[start]
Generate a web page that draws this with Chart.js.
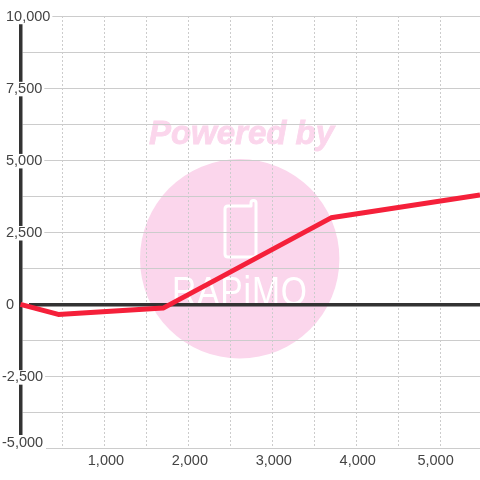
<!DOCTYPE html>
<html><head><meta charset="utf-8">
<style>html,body{margin:0;padding:0;background:#fff}canvas{display:block}</style>
<script src="https://cdn.jsdelivr.net/npm/chart.js@4/dist/chart.umd.min.js"></script>
</head><body>
<canvas id="c" width="480" height="480"></canvas>
<script>
const xValues = [0, 450, 1700, 3700, 5475];
const yValues = [0, -350, -130, 3000, 3790];
const xTicks = [0,500,1000,1500,2000,2500,3000,3500,4000,4500,5000];
const xTickLabels = {1000:'1,000',2000:'2,000',3000:'3,000',4000:'4,000',5000:'5,000\u00a0\u00a0\u00a0'};
const yTicks = [-5000,-3750,-2500,-1250,0,1250,2500,3750,5000,6250,7500,8750,10000];
const yTickLabels = {'-5000':['-5,000',''],'-2500':'-2,500','0':'\u00a00','2500':'\u00a02,500','5000':'\u00a05,000','7500':'\u00a07,500','10000':'\u00a010,000'};

const INK = '#333333', GRID = '#cccccc', TEXT = '#444444', RED = '#f5203a', PINK = '#fbd6ec';
const FONT = '"Liberation Sans", Arial, sans-serif';

const watermark = {
  id: 'watermark',
  beforeDraw(chart) {
    const c = chart.ctx;
    c.save();
    c.fillStyle = '#ffffff';
    c.fillRect(0, 0, 480, 480);
    c.fillStyle = PINK;
    c.beginPath(); c.arc(239.7, 258.8, 99.7, 0, Math.PI * 2); c.fill();
    c.font = 'italic bold 33px ' + FONT;
    c.textAlign = 'center'; c.textBaseline = 'middle';
    c.strokeStyle = PINK; c.lineWidth = 0.8;
    c.strokeText('Powered by', 241.5, 134.5);
    c.fillText('Powered by', 241.5, 134.5);
    c.strokeStyle = '#ffffff'; c.lineWidth = 3; c.lineJoin = 'round'; c.lineCap = 'round';
    c.beginPath();
    c.moveTo(251, 206); c.lineTo(228, 206);
    c.quadraticCurveTo(225, 206, 225, 209);
    c.lineTo(225, 254); c.quadraticCurveTo(225, 257, 228, 257);
    c.lineTo(253, 257); c.quadraticCurveTo(256, 257, 256, 254);
    c.lineTo(256, 203); c.quadraticCurveTo(256, 200.5, 253.5, 200.5);
    c.quadraticCurveTo(251, 200.5, 251, 203); c.lineTo(251, 206);
    c.stroke();
    c.fillStyle = '#ffffff';
    c.translate(172, 305);
    c.scale(0.82, 1);
    c.font = '41px ' + FONT;
    c.letterSpacing = '1px';
    c.textAlign = 'left'; c.textBaseline = 'alphabetic';
    c.fillText('RAPiMO', 0, 0);
    c.restore();
  }
};

// Clears the axis and grid behind the two labels whose backdrops cannot be drawn natively.
const labelGaps = {
  id: 'labelGaps',
  beforeDatasetsDraw(chart) {
    const c = chart.ctx, y = chart.scales.y;
    const bottom = y.getPixelForValue(-5000), zero = y.getPixelForValue(0);
    c.save();
    c.fillStyle = '#ffffff';
    c.fillRect(0, bottom - 13.5, 46, 15);
    c.fillRect(22, zero - 2.5, 7, 5);
    c.restore();
  }
};

new Chart(document.getElementById('c'), {
  type: 'scatter',
  data: { datasets: [{
    data: xValues.map((x, i) => ({ x, y: yValues[i] })),
    showLine: true, tension: 0, borderColor: RED, borderWidth: 5,
    pointRadius: 0, clip: false, borderJoinStyle: 'round', borderCapStyle: 'butt'
  }]},
  plugins: [watermark, labelGaps],
  options: {
    responsive: false, animation: false,
    layout: { padding: { left: 20.5, right: 0, top: 16, bottom: 0 } },
    plugins: { legend: { display: false }, title: { display: false }, tooltip: { enabled: false } },
    scales: {
      x: {
        type: 'linear', min: 0, max: 5475,
        afterBuildTicks: s => { s.ticks = xTicks.map(value => ({ value })); },
        afterFit: s => { s.height = 31.5; },
        border: { display: false, dash: [2, 2] },
        grid: {
          drawTicks: false, lineWidth: 1,
          color: ctx => ctx.tick && ctx.tick.value === 0 ? 'rgba(0,0,0,0)' : GRID
        },
        ticks: {
          autoSkip: false, maxRotation: 0, padding: 5, labelOffset: 1.5, color: TEXT,
          font: { family: FONT, size: 14.5, lineHeight: 1 },
          callback: v => xTickLabels[v] ?? ''
        }
      },
      y: {
        type: 'linear', min: -5000, max: 10000, position: 'left',
        afterBuildTicks: s => { s.ticks = yTicks.map(value => ({ value })); },
        afterFit: s => { s.width = 0; },
        border: { display: true, color: INK, width: 3.5, z: 0 },
        grid: {
          z: -1,
          drawTicks: false,
          color: ctx => ctx.tick && ctx.tick.value === 0 ? INK : GRID,
          lineWidth: ctx => ctx.tick && ctx.tick.value === 0 ? 3.5 : 1
        },
        ticks: {
          z: 1,
          autoSkip: false, mirror: true, crossAlign: 'near', padding: -18.5, labelOffset: 1, color: TEXT,
          font: ctx => ({ family: FONT, size: 14.5, lineHeight: ctx.tick && ctx.tick.value === -5000 ? '14px' : 1 }),
          showLabelBackdrop: ctx => !!ctx.tick && yTickLabels[ctx.tick.value] !== undefined && ctx.tick.value !== 0 && ctx.tick.value !== -5000,
          backdropColor: '#ffffff',
          backdropPadding: { left: 0, right: 2, top: 0, bottom: 0 },
          callback: v => yTickLabels[v] ?? ''
        }
      }
    }
  }
});
</script>
</body></html>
[end]
Output the data exactly. Pictures don't belong in the result.

Generate a web page that draws this with Chart.js.
<!DOCTYPE html>
<html><head><meta charset="utf-8">
<style>html,body{margin:0;padding:0;background:#fff}canvas{display:block}</style>
<script src="https://cdn.jsdelivr.net/npm/chart.js@4/dist/chart.umd.min.js"></script>
</head><body>
<canvas id="c" width="480" height="480"></canvas>
<script>
const xValues = [0, 450, 1700, 3700, 5475];
const yValues = [0, -350, -130, 3000, 3790];
const xTicks = [0,500,1000,1500,2000,2500,3000,3500,4000,4500,5000];
const xTickLabels = {1000:'1,000',2000:'2,000',3000:'3,000',4000:'4,000',5000:'5,000\u00a0\u00a0\u00a0'};
const yTicks = [-5000,-3750,-2500,-1250,0,1250,2500,3750,5000,6250,7500,8750,10000];
const yTickLabels = {'-5000':['-5,000',''],'-2500':'-2,500','0':'\u00a00','2500':'\u00a02,500','5000':'\u00a05,000','7500':'\u00a07,500','10000':'\u00a010,000'};

const INK = '#333333', GRID = '#cccccc', TEXT = '#444444', RED = '#f5203a', PINK = '#fbd6ec';
const FONT = '"Liberation Sans", Arial, sans-serif';

const watermark = {
  id: 'watermark',
  beforeDraw(chart) {
    const c = chart.ctx;
    c.save();
    c.fillStyle = '#ffffff';
    c.fillRect(0, 0, 480, 480);
    c.fillStyle = PINK;
    c.beginPath(); c.arc(239.7, 258.8, 99.7, 0, Math.PI * 2); c.fill();
    c.font = 'italic bold 33px ' + FONT;
    c.textAlign = 'center'; c.textBaseline = 'middle';
    c.strokeStyle = PINK; c.lineWidth = 0.8;
    c.strokeText('Powered by', 241.5, 134.5);
    c.fillText('Powered by', 241.5, 134.5);
    c.strokeStyle = '#ffffff'; c.lineWidth = 3; c.lineJoin = 'round'; c.lineCap = 'round';
    c.beginPath();
    c.moveTo(251, 206); c.lineTo(228, 206);
    c.quadraticCurveTo(225, 206, 225, 209);
    c.lineTo(225, 254); c.quadraticCurveTo(225, 257, 228, 257);
    c.lineTo(253, 257); c.quadraticCurveTo(256, 257, 256, 254);
    c.lineTo(256, 203); c.quadraticCurveTo(256, 200.5, 253.5, 200.5);
    c.quadraticCurveTo(251, 200.5, 251, 203); c.lineTo(251, 206);
    c.stroke();
    c.fillStyle = '#ffffff';
    c.translate(172, 305);
    c.scale(0.82, 1);
    c.font = '41px ' + FONT;
    c.letterSpacing = '1px';
    c.textAlign = 'left'; c.textBaseline = 'alphabetic';
    c.fillText('RAPiMO', 0, 0);
    c.restore();
  }
};

// Clears the axis and grid behind the two labels whose backdrops cannot be drawn natively.
const labelGaps = {
  id: 'labelGaps',
  beforeDatasetsDraw(chart) {
    const c = chart.ctx, y = chart.scales.y;
    const bottom = y.getPixelForValue(-5000), zero = y.getPixelForValue(0);
    c.save();
    c.fillStyle = '#ffffff';
    c.fillRect(0, bottom - 13.5, 46, 15);
    c.fillRect(22, zero - 2.5, 7, 5);
    c.restore();
  }
};

new Chart(document.getElementById('c'), {
  type: 'scatter',
  data: { datasets: [{
    data: xValues.map((x, i) => ({ x, y: yValues[i] })),
    showLine: true, tension: 0, borderColor: RED, borderWidth: 5,
    pointRadius: 0, clip: false, borderJoinStyle: 'round', borderCapStyle: 'butt'
  }]},
  plugins: [watermark, labelGaps],
  options: {
    responsive: false, animation: false,
    layout: { padding: { left: 20.5, right: 0, top: 16, bottom: 0 } },
    plugins: { legend: { display: false }, title: { display: false }, tooltip: { enabled: false } },
    scales: {
      x: {
        type: 'linear', min: 0, max: 5475,
        afterBuildTicks: s => { s.ticks = xTicks.map(value => ({ value })); },
        afterFit: s => { s.height = 31.5; },
        border: { display: false, dash: [2, 2] },
        grid: {
          drawTicks: false, lineWidth: 1,
          color: ctx => ctx.tick && ctx.tick.value === 0 ? 'rgba(0,0,0,0)' : GRID
        },
        ticks: {
          autoSkip: false, maxRotation: 0, padding: 5, labelOffset: 1.5, color: TEXT,
          font: { family: FONT, size: 14.5, lineHeight: 1 },
          callback: v => xTickLabels[v] ?? ''
        }
      },
      y: {
        type: 'linear', min: -5000, max: 10000, position: 'left',
        afterBuildTicks: s => { s.ticks = yTicks.map(value => ({ value })); },
        afterFit: s => { s.width = 0; },
        border: { display: true, color: INK, width: 3.5, z: 0 },
        grid: {
          z: -1,
          drawTicks: false,
          color: ctx => ctx.tick && ctx.tick.value === 0 ? INK : GRID,
          lineWidth: ctx => ctx.tick && ctx.tick.value === 0 ? 3.5 : 1
        },
        ticks: {
          z: 1,
          autoSkip: false, mirror: true, crossAlign: 'near', padding: -18.5, labelOffset: 1, color: TEXT,
          font: ctx => ({ family: FONT, size: 14.5, lineHeight: ctx.tick && ctx.tick.value === -5000 ? '14px' : 1 }),
          showLabelBackdrop: ctx => !!ctx.tick && yTickLabels[ctx.tick.value] !== undefined && ctx.tick.value !== 0 && ctx.tick.value !== -5000,
          backdropColor: '#ffffff',
          backdropPadding: { left: 0, right: 2, top: 0, bottom: 0 },
          callback: v => yTickLabels[v] ?? ''
        }
      }
    }
  }
});
</script>
</body></html>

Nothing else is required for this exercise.